[Exercise goal] Extract the full listing below without altering a single character.

---*---

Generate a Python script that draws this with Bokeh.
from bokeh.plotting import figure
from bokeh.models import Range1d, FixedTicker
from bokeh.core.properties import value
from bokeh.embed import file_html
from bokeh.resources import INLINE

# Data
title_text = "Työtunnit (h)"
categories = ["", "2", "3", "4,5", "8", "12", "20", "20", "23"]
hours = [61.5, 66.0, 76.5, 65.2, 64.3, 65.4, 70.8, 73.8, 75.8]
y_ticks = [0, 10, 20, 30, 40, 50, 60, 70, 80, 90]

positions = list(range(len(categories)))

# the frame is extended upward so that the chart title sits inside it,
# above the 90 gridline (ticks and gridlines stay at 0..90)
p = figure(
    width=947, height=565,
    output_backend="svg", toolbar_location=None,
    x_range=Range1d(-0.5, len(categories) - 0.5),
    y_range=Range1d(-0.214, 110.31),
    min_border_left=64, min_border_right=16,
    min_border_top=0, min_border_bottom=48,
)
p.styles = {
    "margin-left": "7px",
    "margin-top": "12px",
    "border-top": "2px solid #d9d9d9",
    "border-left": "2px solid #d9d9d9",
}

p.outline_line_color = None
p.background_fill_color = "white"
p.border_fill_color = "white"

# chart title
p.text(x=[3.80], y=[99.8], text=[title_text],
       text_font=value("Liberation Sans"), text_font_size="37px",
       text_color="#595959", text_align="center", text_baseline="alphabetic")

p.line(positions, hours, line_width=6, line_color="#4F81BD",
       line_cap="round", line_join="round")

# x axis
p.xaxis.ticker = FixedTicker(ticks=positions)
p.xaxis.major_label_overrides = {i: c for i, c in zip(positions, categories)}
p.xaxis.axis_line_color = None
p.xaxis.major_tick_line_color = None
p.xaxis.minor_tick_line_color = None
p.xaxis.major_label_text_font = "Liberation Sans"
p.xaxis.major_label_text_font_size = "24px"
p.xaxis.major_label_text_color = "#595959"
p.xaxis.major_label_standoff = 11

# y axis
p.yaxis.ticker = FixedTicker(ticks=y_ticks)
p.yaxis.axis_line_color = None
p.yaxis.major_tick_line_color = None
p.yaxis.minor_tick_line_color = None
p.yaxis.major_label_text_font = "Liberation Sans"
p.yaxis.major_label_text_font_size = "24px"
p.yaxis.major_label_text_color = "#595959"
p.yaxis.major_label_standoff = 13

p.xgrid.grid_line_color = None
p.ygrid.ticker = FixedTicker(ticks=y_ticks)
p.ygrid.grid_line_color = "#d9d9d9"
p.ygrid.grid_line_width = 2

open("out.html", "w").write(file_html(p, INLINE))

---*---

[Result of this task]
Generate a Python script that draws this with Bokeh.
from bokeh.plotting import figure
from bokeh.models import Range1d, FixedTicker
from bokeh.core.properties import value
from bokeh.embed import file_html
from bokeh.resources import INLINE

# Data
title_text = "Työtunnit (h)"
categories = ["", "2", "3", "4,5", "8", "12", "20", "20", "23"]
hours = [61.5, 66.0, 76.5, 65.2, 64.3, 65.4, 70.8, 73.8, 75.8]
y_ticks = [0, 10, 20, 30, 40, 50, 60, 70, 80, 90]

positions = list(range(len(categories)))

# the frame is extended upward so that the chart title sits inside it,
# above the 90 gridline (ticks and gridlines stay at 0..90)
p = figure(
    width=947, height=565,
    output_backend="svg", toolbar_location=None,
    x_range=Range1d(-0.5, len(categories) - 0.5),
    y_range=Range1d(-0.214, 110.31),
    min_border_left=64, min_border_right=16,
    min_border_top=0, min_border_bottom=48,
)
p.styles = {
    "margin-left": "7px",
    "margin-top": "12px",
    "border-top": "2px solid #d9d9d9",
    "border-left": "2px solid #d9d9d9",
}

p.outline_line_color = None
p.background_fill_color = "white"
p.border_fill_color = "white"

# chart title
p.text(x=[3.80], y=[99.8], text=[title_text],
       text_font=value("Liberation Sans"), text_font_size="37px",
       text_color="#595959", text_align="center", text_baseline="alphabetic")

p.line(positions, hours, line_width=6, line_color="#4F81BD",
       line_cap="round", line_join="round")

# x axis
p.xaxis.ticker = FixedTicker(ticks=positions)
p.xaxis.major_label_overrides = {i: c for i, c in zip(positions, categories)}
p.xaxis.axis_line_color = None
p.xaxis.major_tick_line_color = None
p.xaxis.minor_tick_line_color = None
p.xaxis.major_label_text_font = "Liberation Sans"
p.xaxis.major_label_text_font_size = "24px"
p.xaxis.major_label_text_color = "#595959"
p.xaxis.major_label_standoff = 11

# y axis
p.yaxis.ticker = FixedTicker(ticks=y_ticks)
p.yaxis.axis_line_color = None
p.yaxis.major_tick_line_color = None
p.yaxis.minor_tick_line_color = None
p.yaxis.major_label_text_font = "Liberation Sans"
p.yaxis.major_label_text_font_size = "24px"
p.yaxis.major_label_text_color = "#595959"
p.yaxis.major_label_standoff = 13

p.xgrid.grid_line_color = None
p.ygrid.ticker = FixedTicker(ticks=y_ticks)
p.ygrid.grid_line_color = "#d9d9d9"
p.ygrid.grid_line_width = 2

open("out.html", "w").write(file_html(p, INLINE))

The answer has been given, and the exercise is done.